(WORK INSTRUCTIONS) Nothing outside the lines from the one containing "Rebuild this chart" through the one containing "-0.9, -1.1, -1.35, -1.6, -1.8, -2.1, -2.4, -2.7]" should be copied, and no pictures either. Copy those lines exactly.

|---|

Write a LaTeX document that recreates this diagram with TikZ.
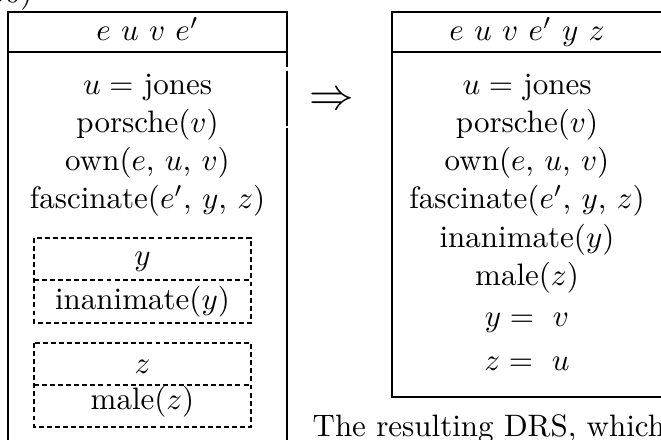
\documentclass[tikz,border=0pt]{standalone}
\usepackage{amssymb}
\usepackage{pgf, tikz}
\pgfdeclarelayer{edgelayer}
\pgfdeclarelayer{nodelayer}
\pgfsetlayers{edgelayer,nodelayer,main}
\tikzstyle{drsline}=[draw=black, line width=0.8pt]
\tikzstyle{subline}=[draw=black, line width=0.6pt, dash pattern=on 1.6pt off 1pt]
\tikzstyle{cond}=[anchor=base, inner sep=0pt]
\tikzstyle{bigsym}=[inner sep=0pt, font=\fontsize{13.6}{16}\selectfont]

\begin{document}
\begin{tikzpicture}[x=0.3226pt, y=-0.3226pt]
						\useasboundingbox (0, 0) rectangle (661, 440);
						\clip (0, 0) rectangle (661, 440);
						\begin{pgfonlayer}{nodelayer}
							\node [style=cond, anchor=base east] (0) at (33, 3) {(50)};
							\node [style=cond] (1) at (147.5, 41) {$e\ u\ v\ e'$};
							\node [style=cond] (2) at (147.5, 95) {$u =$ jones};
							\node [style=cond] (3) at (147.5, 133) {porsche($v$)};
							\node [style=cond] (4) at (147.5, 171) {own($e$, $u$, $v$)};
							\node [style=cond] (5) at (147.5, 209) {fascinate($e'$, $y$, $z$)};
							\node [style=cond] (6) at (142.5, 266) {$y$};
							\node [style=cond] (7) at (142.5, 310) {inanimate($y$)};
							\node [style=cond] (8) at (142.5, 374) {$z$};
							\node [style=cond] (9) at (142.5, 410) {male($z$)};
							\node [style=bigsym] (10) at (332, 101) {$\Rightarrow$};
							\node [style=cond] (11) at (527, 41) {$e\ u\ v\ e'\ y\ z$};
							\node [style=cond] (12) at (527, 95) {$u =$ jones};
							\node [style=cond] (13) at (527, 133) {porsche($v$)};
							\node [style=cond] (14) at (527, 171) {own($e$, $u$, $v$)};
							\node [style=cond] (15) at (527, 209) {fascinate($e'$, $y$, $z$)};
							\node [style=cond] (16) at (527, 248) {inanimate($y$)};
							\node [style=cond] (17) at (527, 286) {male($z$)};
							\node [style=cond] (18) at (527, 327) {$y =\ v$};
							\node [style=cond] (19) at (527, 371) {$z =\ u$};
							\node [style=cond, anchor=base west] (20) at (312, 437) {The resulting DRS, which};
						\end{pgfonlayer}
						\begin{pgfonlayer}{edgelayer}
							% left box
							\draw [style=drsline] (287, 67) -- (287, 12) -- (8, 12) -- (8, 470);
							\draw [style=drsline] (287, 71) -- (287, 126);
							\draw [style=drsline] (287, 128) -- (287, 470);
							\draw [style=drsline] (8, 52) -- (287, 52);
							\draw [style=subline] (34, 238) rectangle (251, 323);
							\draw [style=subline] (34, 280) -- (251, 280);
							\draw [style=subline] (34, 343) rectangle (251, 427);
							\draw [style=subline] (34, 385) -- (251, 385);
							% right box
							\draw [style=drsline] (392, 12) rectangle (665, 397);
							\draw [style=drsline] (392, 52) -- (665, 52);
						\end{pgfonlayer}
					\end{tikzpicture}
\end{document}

|---|

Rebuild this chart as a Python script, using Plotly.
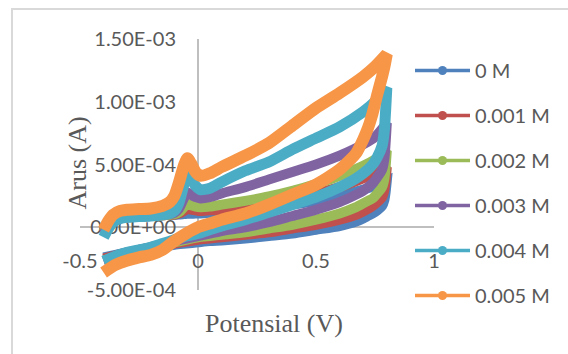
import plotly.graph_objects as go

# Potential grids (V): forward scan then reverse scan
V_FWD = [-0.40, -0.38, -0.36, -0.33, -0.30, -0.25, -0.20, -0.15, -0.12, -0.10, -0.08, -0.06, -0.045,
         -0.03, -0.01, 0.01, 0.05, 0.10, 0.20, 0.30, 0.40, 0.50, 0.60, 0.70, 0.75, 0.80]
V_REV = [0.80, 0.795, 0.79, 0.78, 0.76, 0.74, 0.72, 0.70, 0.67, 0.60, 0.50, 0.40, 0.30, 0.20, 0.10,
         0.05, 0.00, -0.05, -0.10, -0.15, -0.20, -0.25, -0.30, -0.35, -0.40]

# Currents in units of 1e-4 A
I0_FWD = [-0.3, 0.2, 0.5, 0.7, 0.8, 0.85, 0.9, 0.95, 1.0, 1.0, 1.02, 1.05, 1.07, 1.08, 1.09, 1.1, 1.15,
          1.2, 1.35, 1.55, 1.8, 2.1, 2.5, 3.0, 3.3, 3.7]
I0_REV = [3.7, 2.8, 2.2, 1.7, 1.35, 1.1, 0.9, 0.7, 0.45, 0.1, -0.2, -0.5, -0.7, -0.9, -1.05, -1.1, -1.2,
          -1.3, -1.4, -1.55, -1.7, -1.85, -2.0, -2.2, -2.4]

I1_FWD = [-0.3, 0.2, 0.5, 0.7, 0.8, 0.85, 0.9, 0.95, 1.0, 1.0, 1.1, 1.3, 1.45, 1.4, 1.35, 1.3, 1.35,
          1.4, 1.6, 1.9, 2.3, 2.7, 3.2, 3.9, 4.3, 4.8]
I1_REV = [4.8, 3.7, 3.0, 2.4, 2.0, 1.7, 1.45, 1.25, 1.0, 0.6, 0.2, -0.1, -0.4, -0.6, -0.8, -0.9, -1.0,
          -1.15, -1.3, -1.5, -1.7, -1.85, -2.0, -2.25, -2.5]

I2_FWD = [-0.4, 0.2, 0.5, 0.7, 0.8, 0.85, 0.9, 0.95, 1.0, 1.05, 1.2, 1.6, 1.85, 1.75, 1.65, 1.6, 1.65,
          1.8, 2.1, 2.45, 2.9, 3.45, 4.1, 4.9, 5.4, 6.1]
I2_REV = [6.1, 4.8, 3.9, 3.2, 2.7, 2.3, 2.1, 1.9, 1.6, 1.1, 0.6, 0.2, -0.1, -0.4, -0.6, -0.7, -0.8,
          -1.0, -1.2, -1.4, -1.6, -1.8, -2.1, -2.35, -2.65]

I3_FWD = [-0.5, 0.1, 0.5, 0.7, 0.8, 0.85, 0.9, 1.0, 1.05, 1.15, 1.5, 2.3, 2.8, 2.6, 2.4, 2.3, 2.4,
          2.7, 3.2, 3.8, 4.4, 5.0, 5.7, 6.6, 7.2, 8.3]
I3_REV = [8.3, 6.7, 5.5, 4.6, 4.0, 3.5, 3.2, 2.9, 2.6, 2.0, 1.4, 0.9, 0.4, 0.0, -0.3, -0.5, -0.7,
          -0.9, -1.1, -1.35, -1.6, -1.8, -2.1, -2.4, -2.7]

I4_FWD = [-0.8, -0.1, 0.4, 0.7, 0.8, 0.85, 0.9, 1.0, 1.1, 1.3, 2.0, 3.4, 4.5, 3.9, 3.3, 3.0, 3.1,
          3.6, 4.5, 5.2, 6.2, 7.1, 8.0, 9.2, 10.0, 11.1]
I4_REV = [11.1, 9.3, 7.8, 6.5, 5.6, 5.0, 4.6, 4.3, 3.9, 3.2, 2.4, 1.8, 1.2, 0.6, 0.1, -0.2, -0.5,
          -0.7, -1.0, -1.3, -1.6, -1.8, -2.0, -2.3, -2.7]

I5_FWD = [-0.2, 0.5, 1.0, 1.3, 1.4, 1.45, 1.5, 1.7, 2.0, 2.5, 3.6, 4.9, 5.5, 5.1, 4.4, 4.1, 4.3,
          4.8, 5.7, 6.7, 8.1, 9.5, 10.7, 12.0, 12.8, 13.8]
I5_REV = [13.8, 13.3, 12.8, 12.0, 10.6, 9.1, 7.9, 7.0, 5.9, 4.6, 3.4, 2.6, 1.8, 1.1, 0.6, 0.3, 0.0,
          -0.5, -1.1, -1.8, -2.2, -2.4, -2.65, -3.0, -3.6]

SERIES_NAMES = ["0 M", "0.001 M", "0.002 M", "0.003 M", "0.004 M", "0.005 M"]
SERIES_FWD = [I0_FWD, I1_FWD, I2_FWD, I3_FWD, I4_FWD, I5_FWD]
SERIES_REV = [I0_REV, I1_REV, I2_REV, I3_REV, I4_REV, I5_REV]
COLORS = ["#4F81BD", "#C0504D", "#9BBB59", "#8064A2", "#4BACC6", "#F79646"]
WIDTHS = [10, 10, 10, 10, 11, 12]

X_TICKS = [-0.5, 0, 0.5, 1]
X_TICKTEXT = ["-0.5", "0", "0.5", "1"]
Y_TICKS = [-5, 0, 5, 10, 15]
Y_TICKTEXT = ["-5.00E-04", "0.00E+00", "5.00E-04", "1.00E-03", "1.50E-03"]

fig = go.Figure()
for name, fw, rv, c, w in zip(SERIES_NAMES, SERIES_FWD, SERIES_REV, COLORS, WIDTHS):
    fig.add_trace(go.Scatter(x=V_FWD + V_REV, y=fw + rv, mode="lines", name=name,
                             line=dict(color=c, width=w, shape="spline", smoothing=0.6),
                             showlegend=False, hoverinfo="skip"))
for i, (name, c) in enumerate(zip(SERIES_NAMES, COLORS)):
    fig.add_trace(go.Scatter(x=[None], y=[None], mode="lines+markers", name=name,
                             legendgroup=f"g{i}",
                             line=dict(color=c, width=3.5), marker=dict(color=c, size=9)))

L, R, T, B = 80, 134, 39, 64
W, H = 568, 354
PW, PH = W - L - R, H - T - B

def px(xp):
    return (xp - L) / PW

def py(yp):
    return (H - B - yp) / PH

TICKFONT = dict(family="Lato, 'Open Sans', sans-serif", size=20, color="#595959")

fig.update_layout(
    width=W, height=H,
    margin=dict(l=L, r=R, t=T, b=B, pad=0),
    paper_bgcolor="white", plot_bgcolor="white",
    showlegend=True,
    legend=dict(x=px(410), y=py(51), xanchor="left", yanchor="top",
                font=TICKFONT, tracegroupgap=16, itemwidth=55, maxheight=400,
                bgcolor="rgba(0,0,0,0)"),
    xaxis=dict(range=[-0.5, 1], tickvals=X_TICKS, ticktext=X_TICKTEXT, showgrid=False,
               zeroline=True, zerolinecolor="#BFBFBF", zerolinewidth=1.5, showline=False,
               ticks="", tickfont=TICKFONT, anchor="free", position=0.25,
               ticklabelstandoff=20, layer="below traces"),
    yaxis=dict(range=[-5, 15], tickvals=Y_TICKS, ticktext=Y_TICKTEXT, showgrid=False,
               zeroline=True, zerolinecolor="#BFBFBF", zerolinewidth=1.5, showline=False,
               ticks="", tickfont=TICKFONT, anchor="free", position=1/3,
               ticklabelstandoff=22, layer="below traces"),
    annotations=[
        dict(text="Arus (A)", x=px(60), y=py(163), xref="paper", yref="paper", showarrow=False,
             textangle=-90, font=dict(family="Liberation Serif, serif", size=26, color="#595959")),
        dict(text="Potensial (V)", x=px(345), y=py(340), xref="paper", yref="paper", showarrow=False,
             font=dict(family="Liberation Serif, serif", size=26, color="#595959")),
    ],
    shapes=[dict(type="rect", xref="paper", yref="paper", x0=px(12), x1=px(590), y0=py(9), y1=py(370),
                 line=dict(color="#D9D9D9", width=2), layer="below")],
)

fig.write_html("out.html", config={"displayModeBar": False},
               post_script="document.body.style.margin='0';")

|---|

(EXERCISE SOLUTION)
Rebuild this chart as a Python script, using Plotly.
import plotly.graph_objects as go

# Potential grids (V): forward scan then reverse scan
V_FWD = [-0.40, -0.38, -0.36, -0.33, -0.30, -0.25, -0.20, -0.15, -0.12, -0.10, -0.08, -0.06, -0.045,
         -0.03, -0.01, 0.01, 0.05, 0.10, 0.20, 0.30, 0.40, 0.50, 0.60, 0.70, 0.75, 0.80]
V_REV = [0.80, 0.795, 0.79, 0.78, 0.76, 0.74, 0.72, 0.70, 0.67, 0.60, 0.50, 0.40, 0.30, 0.20, 0.10,
         0.05, 0.00, -0.05, -0.10, -0.15, -0.20, -0.25, -0.30, -0.35, -0.40]

# Currents in units of 1e-4 A
I0_FWD = [-0.3, 0.2, 0.5, 0.7, 0.8, 0.85, 0.9, 0.95, 1.0, 1.0, 1.02, 1.05, 1.07, 1.08, 1.09, 1.1, 1.15,
          1.2, 1.35, 1.55, 1.8, 2.1, 2.5, 3.0, 3.3, 3.7]
I0_REV = [3.7, 2.8, 2.2, 1.7, 1.35, 1.1, 0.9, 0.7, 0.45, 0.1, -0.2, -0.5, -0.7, -0.9, -1.05, -1.1, -1.2,
          -1.3, -1.4, -1.55, -1.7, -1.85, -2.0, -2.2, -2.4]

I1_FWD = [-0.3, 0.2, 0.5, 0.7, 0.8, 0.85, 0.9, 0.95, 1.0, 1.0, 1.1, 1.3, 1.45, 1.4, 1.35, 1.3, 1.35,
          1.4, 1.6, 1.9, 2.3, 2.7, 3.2, 3.9, 4.3, 4.8]
I1_REV = [4.8, 3.7, 3.0, 2.4, 2.0, 1.7, 1.45, 1.25, 1.0, 0.6, 0.2, -0.1, -0.4, -0.6, -0.8, -0.9, -1.0,
          -1.15, -1.3, -1.5, -1.7, -1.85, -2.0, -2.25, -2.5]

I2_FWD = [-0.4, 0.2, 0.5, 0.7, 0.8, 0.85, 0.9, 0.95, 1.0, 1.05, 1.2, 1.6, 1.85, 1.75, 1.65, 1.6, 1.65,
          1.8, 2.1, 2.45, 2.9, 3.45, 4.1, 4.9, 5.4, 6.1]
I2_REV = [6.1, 4.8, 3.9, 3.2, 2.7, 2.3, 2.1, 1.9, 1.6, 1.1, 0.6, 0.2, -0.1, -0.4, -0.6, -0.7, -0.8,
          -1.0, -1.2, -1.4, -1.6, -1.8, -2.1, -2.35, -2.65]

I3_FWD = [-0.5, 0.1, 0.5, 0.7, 0.8, 0.85, 0.9, 1.0, 1.05, 1.15, 1.5, 2.3, 2.8, 2.6, 2.4, 2.3, 2.4,
          2.7, 3.2, 3.8, 4.4, 5.0, 5.7, 6.6, 7.2, 8.3]
I3_REV = [8.3, 6.7, 5.5, 4.6, 4.0, 3.5, 3.2, 2.9, 2.6, 2.0, 1.4, 0.9, 0.4, 0.0, -0.3, -0.5, -0.7,
          -0.9, -1.1, -1.35, -1.6, -1.8, -2.1, -2.4, -2.7]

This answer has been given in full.